§ **Task objective**: Would you pull out every line of the material that contains the string "this"?

§ **Records provided**:
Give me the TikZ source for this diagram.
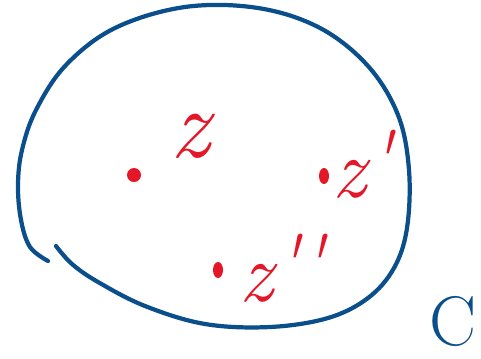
\documentclass[tikz,border=0pt]{standalone}
\usepackage{fontspec}
\usepackage{xcolor}
\usepackage{tikz}
\definecolor{inkblue}{RGB}{10,78,140}
\definecolor{inkred}{RGB}{228,22,40}
\tikzset{
    pointlabel/.style={inkred, font=\fontsize{72}{72}\selectfont\itshape, inner sep=0pt}
}
\newcommand{\hprime}{\raisebox{0.25cm}{\textquotesingle}}

\begin{document}
\begin{tikzpicture}[x=0.03cm, y=-0.03cm]
    \useasboundingbox (0,0) rectangle (481,358);

    % Closed-ish contour, broken at lower left
    \draw[inkblue, line width=3.6pt, line cap=round, line join=round]
        plot[smooth, tension=0.6] coordinates {(48,261) (30,247) (21,220) (18,185) (22,150) (36,110) (66,65) (115,28) (185,7) (258,8) (320,28) (368,66) (398,115) (409,170) (407,228) (394,268) (368,298) (328,318) (270,327) (205,324) (145,306) (98,282) (72,264) (56,246)};

    % Points
    \fill[inkred] (134,175) circle (7);
    \node[pointlabel, font=\fontsize{84}{84}\selectfont\itshape] (z) at (190,136) {z};

    \fill[inkred] (324,176) ellipse (5 and 8);
    \node[pointlabel] (z1) at (362,164) {z\hprime};

    \fill[inkred] (218,270) ellipse (5 and 8);
    \node[pointlabel] (z2) at (282,268) {z\hprime\hprime};

    % Contour name
    \node[inkblue, font=\fontsize{60}{60}\selectfont, inner sep=0pt] (C) at (453,321) {C};
\end{tikzpicture}
\end{document}
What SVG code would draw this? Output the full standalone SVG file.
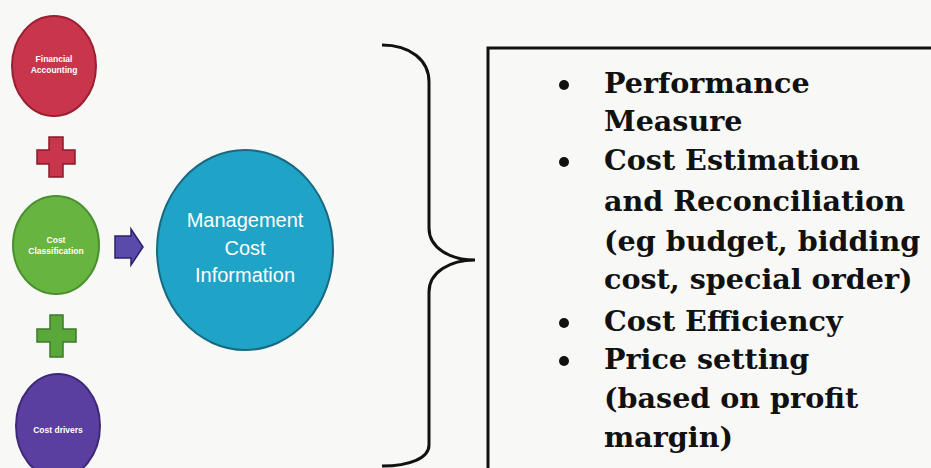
<svg xmlns="http://www.w3.org/2000/svg" width="931" height="468" viewBox="0 0 931 468">
<style>
.small{font-family:"Liberation Sans",Arial,sans-serif;font-size:8.5px;font-weight:bold;fill:#fff;text-anchor:middle}
.big{font-family:"Liberation Sans",Arial,sans-serif;font-size:20px;fill:#fff;text-anchor:middle}
.list{font-family:"DejaVu Serif","Liberation Serif",serif;font-size:28.6px;font-weight:bold;fill:#111}
.line{fill:none;stroke:#111;stroke-width:3}
</style>
<rect width="931" height="468" fill="#f8f8f7"/>
<g id="financial-accounting">
<ellipse cx="54" cy="66" rx="42" ry="50" fill="#c9354b" stroke="#9a1f30" stroke-width="2"/>
<text class="small" x="54" y="62">Financial</text>
<text class="small" x="54" y="73">Accounting</text>
</g>
<g id="plus-red">
<path d="M49 137 H63 V150 H75 V164 H63 V177 H49 V164 H37 V150 H49 Z" fill="#c9354b" stroke="#8a1a2a" stroke-width="1.5"/>
</g>
<g id="cost-classification">
<ellipse cx="56" cy="245" rx="43" ry="49" fill="#67b441" stroke="#4a9030" stroke-width="2"/>
<text class="small" x="56" y="243">Cost</text>
<text class="small" x="56" y="254">Classification</text>
</g>
<g id="plus-green">
<path d="M50 315 H63 V329 H76 V342 H63 V357 H50 V342 H37 V329 H50 Z" fill="#5aa83a" stroke="#3d7a28" stroke-width="1.5"/>
</g>
<g id="cost-drivers">
<ellipse cx="58" cy="426" rx="42" ry="52" fill="#5b3fa0" stroke="#3e2878" stroke-width="2"/>
<text class="small" x="58" y="433">Cost drivers</text>
</g>
<g id="connectors">
<path d="M115 236 H131 V229 L143 247 L131 265 V258 H115 Z" fill="#5a4aaa" stroke="#2a206e" stroke-width="1.5"/>
<path class="line" d="M382 45 C410 45 429 60 429 82 L429 228 C429 248 450 260 475 260 C450 260 429 272 429 292 L429 445 C429 458 410 466 382 466"/>
</g>
<g id="management-cost-information">
<ellipse cx="245" cy="250" rx="88" ry="100" fill="#1fa3c6" stroke="#176a82" stroke-width="2"/>
<text class="big" x="245" y="227">Management</text>
<text class="big" x="245" y="255">Cost</text>
<text class="big" x="245" y="282">Information</text>
</g>
<g id="uses-box">
<path class="line" d="M488 470 V48 H935"/>
<circle cx="564" cy="85" r="5" fill="#111"/>
<circle cx="564" cy="162" r="5" fill="#111"/>
<circle cx="564" cy="323" r="5" fill="#111"/>
<circle cx="564" cy="361" r="5" fill="#111"/>
<text class="list" x="604" y="93">Performance</text>
<text class="list" x="604" y="131">Measure</text>
<text class="list" x="604" y="170">Cost Estimation</text>
<text class="list" x="604" y="211">and Reconciliation</text>
<text class="list" x="604" y="251">(eg budget, bidding</text>
<text class="list" x="604" y="289">cost, special order)</text>
<text class="list" x="604" y="331">Cost Efficiency</text>
<text class="list" x="604" y="369">Price setting</text>
<text class="list" x="604" y="408">(based on profit</text>
<text class="list" x="604" y="447">margin)</text>
</g>
</svg>
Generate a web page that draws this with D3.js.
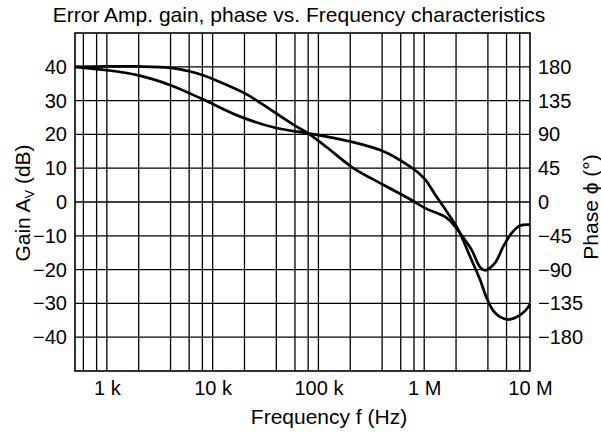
<!DOCTYPE html>
<html>
<head>
<meta charset="utf-8">
<script src="https://cdn.jsdelivr.net/npm/d3@7"></script>
<style>
  body { margin: 0; background: #fff; }
  svg text { font-family: "Liberation Sans", Arial, sans-serif; fill: #000; }
</style>
</head>
<body>
<div id="chart"></div>
<script>
// gain curve (dB)
const gainFreq = [500, 1e3, 2e3, 4e3, 6e3, 8e3, 10e3, 20e3, 30e3, 40e3, 60e3, 80e3, 120e3, 210e3, 410e3, 730e3,
  1.02e6, 1.63e6, 1.95e6, 2.18e6, 2.8e6, 3.36e6, 3.75e6, 4.67e6, 5.6e6, 6.7e6, 8e6, 10e6];
const gainDb = [40, 40.1, 40.1, 39.7, 38.7, 37.6, 36.4, 32.2, 28.8, 26.2, 22.6, 20.3, 16.2, 10.2, 5.1, 0.9,
  -1.8, -4.7, -7.2, -9.2, -14.1, -19.2, -20.2, -18.0, -13.1, -9.2, -7.0, -6.7];

// phase curve (deg)
const phaseFreq = [500, 800, 1e3, 2e3, 4e3, 8e3, 18e3, 40e3, 80e3, 200e3, 410e3, 730e3, 880e3,
  1.02e6, 1.3e6, 1.63e6, 2.1e6, 2.7e6, 3.36e6, 3.9e6, 4.5e6, 5.2e6, 6.2e6, 7.5e6, 9e6, 10e6];
const phaseDeg = [180, 177, 175.5, 168.5, 155.5, 137, 114, 98.5, 91.5, 80.5, 67.5, 47.5, 39,
  30, 7.5, -12.5, -37, -72, -103, -128, -145, -153, -156.5, -153, -145, -136];

const gainTicks = [40, 30, 20, 10, 0, -10, -20, -30, -40];
const phaseTicks = [180, 135, 90, 45, 0, -45, -90, -135, -180];
const freqTicks = [1e3, 1e4, 1e5, 1e6, 1e7];
const freqLabels = ["1 k", "10 k", "100 k", "1 M", "10 M"];
const gridMult = [1, 2, 4, 6, 8];

const W = 601, H = 433;
const margin = { top: 33, right: 71, bottom: 62, left: 75 },
  width = W - margin.left - margin.right,
  height = H - margin.top - margin.bottom;

const svg = d3.select("#chart").append("svg")
  .attr("width", W).attr("height", H);

const g = svg.append("g")
  .attr("transform", `translate(${margin.left}, ${margin.top})`);

const x = d3.scaleLog().domain([500, 1e7]).range([0, width]);
const yGain = d3.scaleLinear().domain([-50, 50]).range([height, 0]);
const yPhase = d3.scaleLinear().domain([-225, 225]).range([height, 0]);

// grid lines
const vLines = [];
[100, 1e3, 1e4, 1e5, 1e6].forEach((dec) => {
  gridMult.forEach((m) => {
    const f = dec * m;
    if (f > 500 && f < 1e7) vLines.push(f);
  });
});

g.append("g").selectAll("line").data(vLines).join("line")
  .attr("x1", (d) => x(d)).attr("x2", (d) => x(d))
  .attr("y1", 0).attr("y2", height)
  .attr("stroke", "#000").attr("stroke-width", 1.3);

g.append("g").selectAll("line").data(gainTicks).join("line")
  .attr("x1", 0).attr("x2", width)
  .attr("y1", (d) => yGain(d)).attr("y2", (d) => yGain(d))
  .attr("stroke", "#000").attr("stroke-width", 1.3);

g.append("rect")
  .attr("width", width).attr("height", height)
  .attr("fill", "none").attr("stroke", "#000").attr("stroke-width", 1.6);

// axes
const fmt = (d) => (d < 0 ? "\u2212" + Math.abs(d) : String(d));

g.append("g")
  .call(d3.axisLeft(yGain).tickValues(gainTicks).tickSize(0).tickPadding(8).tickFormat(fmt))
  .call((a) => a.select(".domain").remove())
  .selectAll("text").style("font-size", "20px");

g.append("g")
  .attr("transform", `translate(${width}, 0)`)
  .call(d3.axisRight(yPhase).tickValues(phaseTicks).tickSize(0).tickPadding(8).tickFormat(fmt))
  .call((a) => a.select(".domain").remove())
  .selectAll("text").style("font-size", "20px");

g.append("g")
  .attr("transform", `translate(0, ${height})`)
  .call(d3.axisBottom(x).tickValues(freqTicks).tickSize(0).tickPadding(10)
    .tickFormat((d, i) => freqLabels[i]))
  .call((a) => a.select(".domain").remove())
  .selectAll("text").style("font-size", "20px");

// curves
const gainLine = d3.line()
  .x((d, i) => x(gainFreq[i]))
  .y((d) => yGain(d))
  .curve(d3.curveCatmullRom.alpha(0.5));

const phaseLine = d3.line()
  .x((d, i) => x(phaseFreq[i]))
  .y((d) => yPhase(d))
  .curve(d3.curveCatmullRom.alpha(0.5));

g.append("path").attr("d", gainLine(gainDb))
  .attr("fill", "none").attr("stroke", "#000").attr("stroke-width", 2.7);

g.append("path").attr("d", phaseLine(phaseDeg))
  .attr("fill", "none").attr("stroke", "#000").attr("stroke-width", 2.7);

// titles
svg.append("text")
  .attr("x", 299).attr("y", 22)
  .attr("text-anchor", "middle")
  .style("font-size", "21px")
  .text("Error Amp. gain, phase vs. Frequency characteristics");

svg.append("text")
  .attr("x", 329).attr("y", 424)
  .attr("text-anchor", "middle")
  .style("font-size", "21px")
  .text("Frequency f (Hz)");

const gl = svg.append("text")
  .attr("transform", "translate(29.5, 203) rotate(-90)")
  .attr("text-anchor", "middle")
  .style("font-size", "21px");
gl.append("tspan").text("Gain A");
gl.append("tspan").attr("dy", 4).style("font-size", "13px").text("V");
gl.append("tspan").attr("dy", -4).text(" (dB)");

svg.append("text")
  .attr("transform", "translate(598, 207) rotate(-90)")
  .attr("text-anchor", "middle")
  .style("font-size", "21px")
  .text("Phase \u03D5 (\u00B0)");
</script>
</body>
</html>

§ **Response**:
Give me the TikZ source for this diagram.
What SVG code would draw this? Output the full standalone SVG file.
Generate a web page that draws this with D3.js.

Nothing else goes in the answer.